Words are powerful — forget the whole sticks & stones rhyme, because words can hurt. On the flip side, they can help. Big time!

I like to repeat mantras to myself: when I stop to eat or get water, when I’m tired, when I’m hurting.

A couple that I use:

  • I am enough, I have enough, I do enought, every day (that “have enough” hasn’t quite sunk in, but I keep working on it).
  • Disciplined, dedicated, & determined (I borrowed this from a local news channel commercial!)

The body follows what the mind believes
Or “believe it, achieve it” (another good mantra).

You know that point in a longer race — about three quarters of the way through when your mind suddenly wakes up and says what are you doing to us? Suddenly that pace that felt incredibly slow at the beginning seems to slip through our fingers (or feet, as the case may be).

It is a mental thing; your brain is trying to protect your body.

I find this is where having a race plan is helpful to me. I know what paces I’d like to hit, give or take. When I get to one of those late race slow downs, I simply keep repeating the pace I want to be running in my mind.

Somehow it seems to work for me. This assumes you are not injured or encountering really bad weather conditions, of course.

It’s not all about you
We tend to get too much into our own heads when we’re running/racing long.

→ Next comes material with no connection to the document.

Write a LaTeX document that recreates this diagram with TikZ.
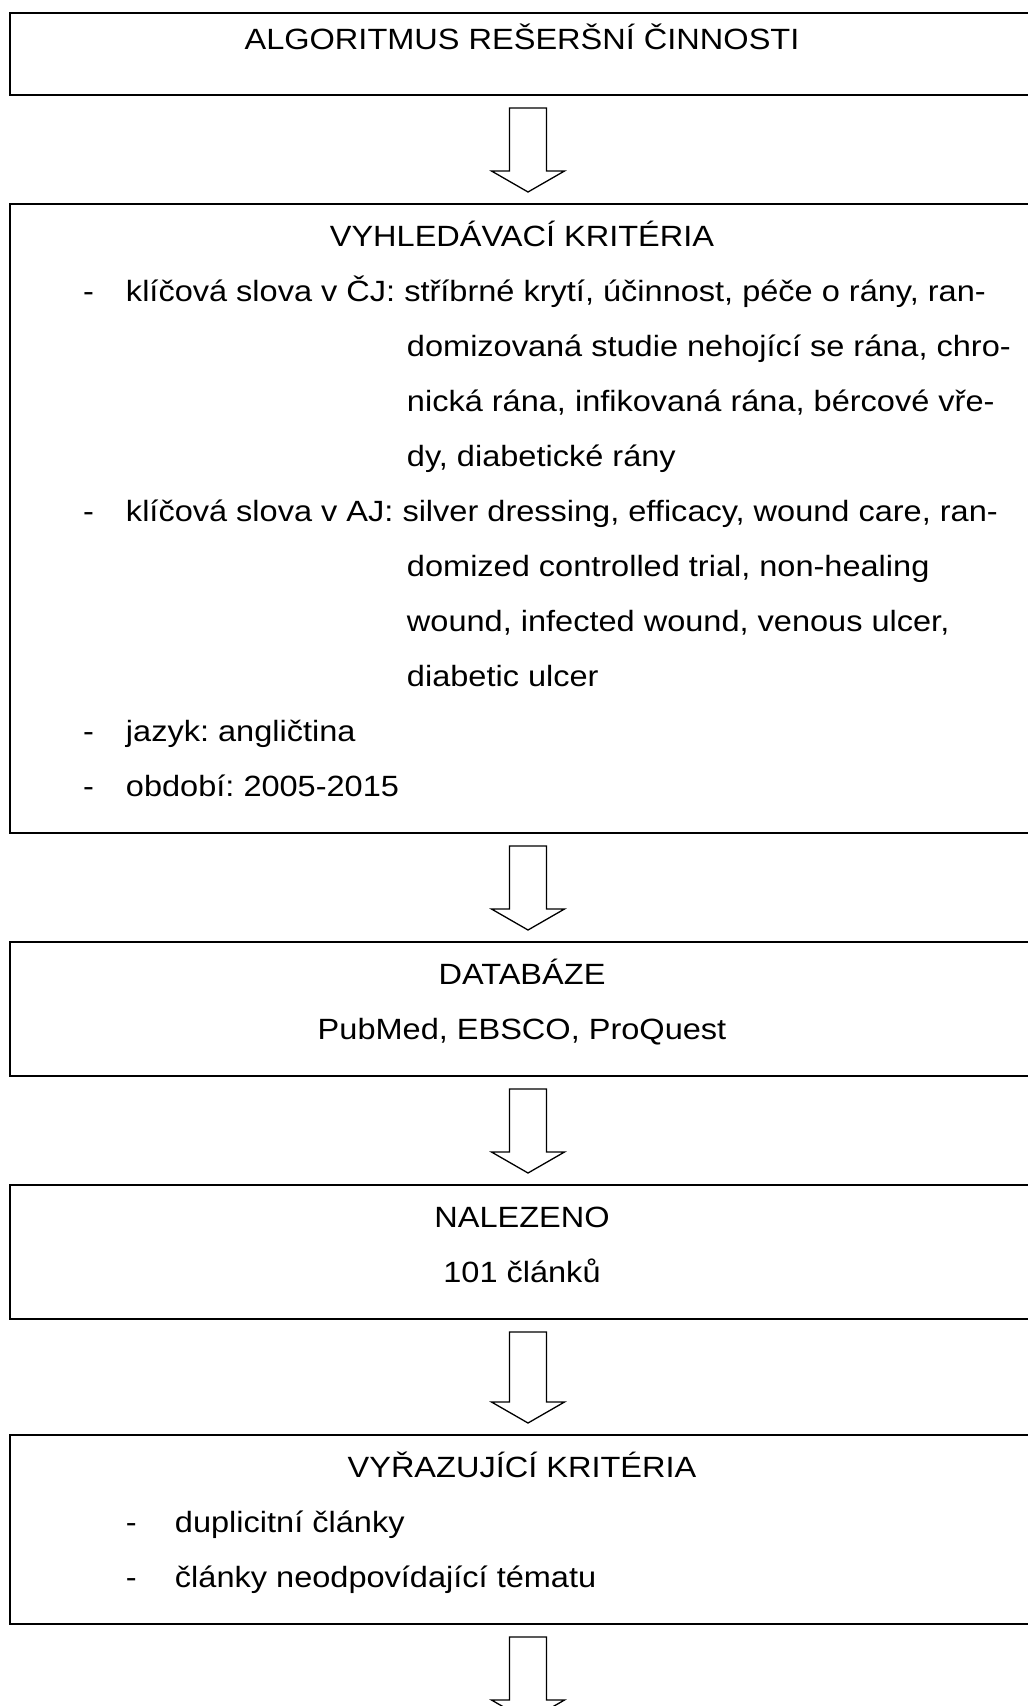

It’s all about me, me, ME!

Try taking the “me” out of your thoughts, and think about loved ones instead. Perhaps someone who is struggling, someone who is gone, someone who is sick. Actually picture them in your mind. Pray for them, if you’re the praying type.

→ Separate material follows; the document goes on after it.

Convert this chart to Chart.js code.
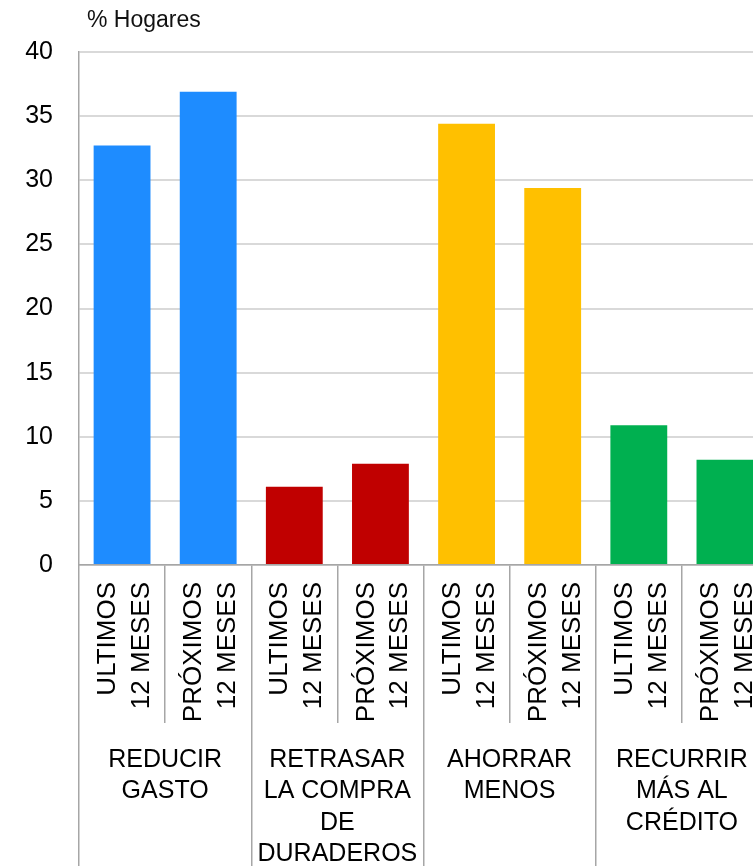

You can try doing this freeform — just think of whoever comes to mind — or even pick out someone to dedicate every mile to.

Take in the sights
There is nothing like nature to lift your mood. So forget about how many miles you’ve run or have to run, forget about the chafing that may or may not be going on, forget about the IT band that is crying for mercy.

Look around you! Take mental photos. Notice the sky. Notice how the sun feels on your skin (maybe not a good idea if it’s a hot day). Notice any animals that may be out and about — sometimes I’ll play games with myself on a hard run, and count how many birds or squirrels or rabbits I see.

Change your mental picture
I will admit this is a technique I haven’t used yet, but it’s intriguing and I wonder if it would work.

If you’re having a bad race, replay all those positive visualizations you practiced before the race (you did practice some, right?).

See yourself running effortlessly, see the weather you consider to be perfect, see all the people cheering you on at the finish line, see yourself crossing that finish line with a great big smile on your face.

I’ll get back to you if I have to use this trick!

 What mental tricks to you use during a bad run/race?

27 thoughts on “5 Mental Tricks to Stay the Course

  1. I love that you included it’s not all about you. It is easy to get so inwardly focused during a race that you forget about everyone else. During my London race last weekend, it definitely helped me to focus on the fact that it was such a privilege to race. The mental aspect of running/racing is just as important as the training.

    Liked by 1 person

    1. Oh yes, I’m gonna have one of those days tomorrow (rainy, cold, 10 miles). Not looking forward to it!

      It wouldn’t be that bad if I hadn’t just been sick.

      Well, it builds character, anyway. 🙂


  2. I’m so stubborn and competitive, I’m determined to finish the race no matter what. I try to have fun, and I always end up with Dory in my head. “Just keep swimming, just keep swimming…”

    Liked by 1 person

  3. These tips would be helpful even on a challenging training run. When things get tough, I just try to focus on one mile at a time. I also try to use my music and/or the scenery around me to distract me if I’m feeling any pain. Mantras help too, I really like “dig deep”.

    Liked by 1 person

  4. GREAT list. Mantras are huge to me. I have a list that I go through. I actually used to have it as part of my daily routine to read through them and say them every day, as a way to make them engrained in my brain to make them easy when the running is not. I actually want to get myself back to that as part of my routine.

    Liked by 1 person

  5. I try to focus on the scenery. Like last weekend, I just looked at the lake and tried to forget about how hard the hills were. The same on training runs. I always stop and take photos. I try to remember that there’s more to running than your pace and finish time (I try..not always successful.)

    Liked by 1 person

  6. One of my favorite mantras is “Your body is loving you !” Every time I exercise and things get hard, that is what I tell myself. “This month’s choices are next month’s body” is another favorite.

    Liked by 1 person

  7. Make it count, make it count, make it count I used this one yesterday! And by this I mean — you travelled over here, sat in the car for 3.5 hours, spent your money on a hotel, dragged your husband with you, come on and make it count! 😉

    Liked by 1 person

  8. Love this. Brilliant. Lovely.
    I love the one about it’s not always about me me me. So true, yet sometimes we forget. Some runs when I focused on others, my Mom and Dad (passed on), friends who are running a big race that day, loved ones who are ill, holding them in my heart makes my run more beautiful.

    Mantras work. They really do. Find the one, or two, or three that work best for you and “run” with it.

    Liked by 1 person

  9. You are so right about the body follows what the mind believes. Just in this last half it got hard and all I could think of was I’m about done course I had several more miles to go. I changed my way of thinking, focused on the fact that I was pain free and we all know how great that is. In a short while I was back on track!